Major Patrick Seiber, a spokesman for the NATO-led International Security Assistance Force in Afghanistan's east, said ISAF was aware of more protests in Logar on Sunday, but put the crowd at about 100, some wielding sticks and throwing stones.
Four demonstrators were wounded in Logar on Saturday, a day after a protester was shot dead when a crowd attacked a German-run ISAF base in Faizabad in northeastern Badakhshan province, one of many protests across the country.
"Burning the Noble Quran in US"
There were at least two incidents of abuse of the Quran in Lower Manhattan. Separately, two evangelical preachers not affiliated with any mainstream church burned two copies of the Quran in Tennessee.
Jones, head of a tiny and obscure church in Gainesville, canceled his plans on Thursday and told NBC's "Today" show in New York he would not burn the Quran, "Not today, not ever."
One man tore pages from the Quran, and set them alight. In another incident, a man tore pages from a copy of the Quran and made vulgar gestures with it.
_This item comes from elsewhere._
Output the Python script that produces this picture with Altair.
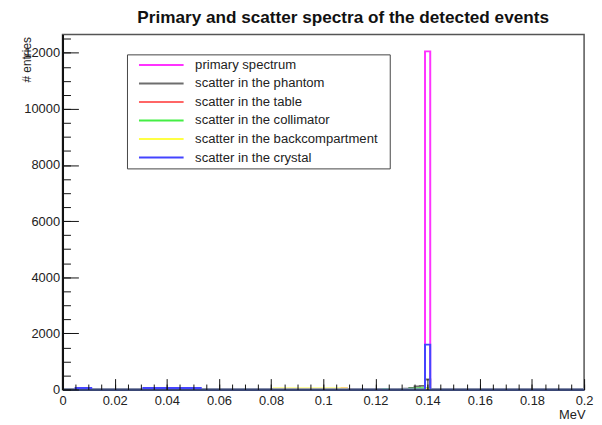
import altair as alt
import pandas as pd

# ---------------- data ----------------
series_names = [
    "primary spectrum",
    "scatter in the phantom",
    "scatter in the table",
    "scatter in the collimator",
    "scatter in the backcompartment",
    "scatter in the crystal",
]
series_colors = ["#ff33ff", "#6e6e6e", "#ff6666", "#44ee44", "#ffff44", "#4444ff"]

# histogram outlines: bin edge (MeV) where the count changes, and the count from that edge on
primary_edges = [0.0, 0.139, 0.141, 0.2]
primary_counts = [0, 12050, 0, 0]

phantom_edges = [0.0, 0.069, 0.071, 0.129, 0.131, 0.133, 0.135, 0.137, 0.139, 0.141, 0.2]
phantom_counts = [0, 15, 0, 15, 30, 50, 110, 130, 360, 0, 0]

table_edges = [0.0, 0.107, 0.109, 0.111, 0.2]
table_counts = [0, 40, 20, 0, 0]

collimator_edges = [0.0, 0.123, 0.125, 0.133, 0.135, 0.137, 0.139, 0.141, 0.2]
collimator_counts = [0, 15, 0, 25, 40, 45, 40, 0, 0]

back_edges = [0.0, 0.005, 0.011, 0.031, 0.053, 0.081, 0.109, 0.139, 0.141, 0.2]
back_counts = [0, 10, 0, 20, 0, 40, 0, 20, 0, 0]

crystal_edges = [0.0, 0.005, 0.011, 0.031, 0.053, 0.139, 0.141, 0.2]
crystal_counts = [0, 50, 0, 55, 0, 1600, 0, 0]

x_major = [0, 0.02, 0.04, 0.06, 0.08, 0.1, 0.12, 0.14, 0.16, 0.18, 0.2]
x_minor = [round(i * 0.005, 3) for i in range(41)]
y_major = [0, 2000, 4000, 6000, 8000, 10000, 12000]
y_minor = [i * 500 for i in range(26)]

title_text = "Primary and scatter spectra of the detected events"
x_title = "MeV"
y_title = "# entries"

# ---------------- chart ----------------
FONT = "Liberation Sans"
W, H = 526, 358

all_edges = [primary_edges, phantom_edges, table_edges, collimator_edges, back_edges, crystal_edges]
all_counts = [primary_counts, phantom_counts, table_counts, collimator_counts, back_counts, crystal_counts]

x_scale = alt.Scale(domain=[0, 0.2], nice=False, zero=False)
y_scale = alt.Scale(domain=[0, 12650], nice=False)
color_scale = alt.Scale(domain=series_names, range=series_colors)

legend = alt.Legend(
    orient="none", legendX=65, legendY=20, title=None,
    symbolType="M-30,0M222,0M-22.5,0H22.5", symbolSize=4, symbolStrokeWidth=2,
    symbolOffset=24, labelOffset=27.5, labelFont=FONT, labelFontSize=13.2,
    labelColor="#222", fillColor="white", strokeColor="#444", padding=4,
    rowPadding=4.7, labelLimit=400,
)

x_axes = [
    alt.Axis(values=x_major, format="~g", ticks=False, labelPadding=5, labelFont=FONT,
             labelFontSize=13, labelColor="#222", domainColor="#3a4775", domainWidth=2,
             grid=False, orient="bottom", zindex=1, labelFlush=False,
             title=x_title, titleFont=FONT, titleFontSize=13, titleFontWeight="normal",
             titleColor="#222", titleX=527, titleY=29, titleAlign="right",
             titleBaseline="alphabetic", titleAnchor="end"),
    alt.Axis(values=x_major, orient="top", offset=-H, labels=False, domain=False,
             tickSize=11, tickColor="#111", tickWidth=1, grid=False, title=None, zindex=1),
    alt.Axis(values=x_minor, orient="top", offset=-H, labels=False, domain=False,
             tickSize=5.5, tickColor="#111", tickWidth=1, grid=False, title=None, zindex=1),
]
y_axes = [
    alt.Axis(values=y_major, format="d", ticks=False, labelPadding=3, labelFont=FONT,
             labelFontSize=13, labelColor="#222", domainColor="#111", domainWidth=2,
             grid=False, orient="left", zindex=1, labelFlush=False,
             title=y_title, titleFont=FONT, titleFontSize=12, titleFontWeight="normal",
             titleColor="#222", titleX=-36, titleY=2, titleAlign="right", titleAngle=270,
             titleBaseline="middle", titleAnchor="end"),
    alt.Axis(values=y_major, orient="right", offset=-W, labels=False, domain=False,
             tickSize=16, tickColor="#111", tickWidth=1, grid=False, title=None, zindex=1),
    alt.Axis(values=y_minor, orient="right", offset=-W, labels=False, domain=False,
             tickSize=8, tickColor="#111", tickWidth=1, grid=False, title=None, zindex=1),
]

layers = []
for i, (name, edges, counts) in enumerate(zip(series_names, all_edges, all_counts)):
    df = pd.DataFrame({"series": name, "MeV": edges, "entries": counts})
    xa = x_axes[i] if i < 3 else None
    ya = y_axes[i] if i < 3 else None
    layer = alt.Chart(df).mark_line(interpolate="step-after", strokeWidth=2).encode(
        x=alt.X("MeV:Q", scale=x_scale, axis=xa),
        y=alt.Y("entries:Q", scale=y_scale, axis=ya),
        color=alt.Color("series:N", scale=color_scale, legend=legend),
    )
    layers.append(layer)

chart = alt.layer(*layers).resolve_axis(x="independent", y="independent").properties(
    width=W, height=H,
    title=alt.TitleParams(title_text, font=FONT, fontSize=17.3, fontWeight="bold",
                          color="#111", anchor="middle", offset=8, dx=20),
    autosize=alt.AutoSizeParams(type="none"),
    padding={"left": 55, "top": 25, "right": 10, "bottom": 32},
).configure_view(stroke="#555", strokeWidth=1.5)

chart.save("out.html", embed_options={"renderer": "svg", "actions": False})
Onlookers were shocked at the sight.
Near Nashville, Tennessee, evangelical Pastor Bob Old and another preacher used lighter fluid and a lighter to burn at least two copies of the Quran in his yard.
However, there were no reports of any arrests.
A few hundred demonstrators gathered across the street from Jones' Dove World Outreach Center church in Gainesville at the time the Quran burning had been scheduled to take place.
Local television showed them carrying signs reading "Dove Doesn't Represent America" and "Burn Candles, Not Korans."
Police said they stopped one man near the church from trying to burn a Quran, but did not arrest him. "He took out a lighter and the book and we grabbed both of them off him," a Gainesville police spokeswoman told Reuters.
PHOTO CAPTION
An Afghan policeman keeps guard as protesters shout slogans during a protest against the planned burning of copies of the Noble Quran by a small U.S. church in Nangarhar province September 10, 2010.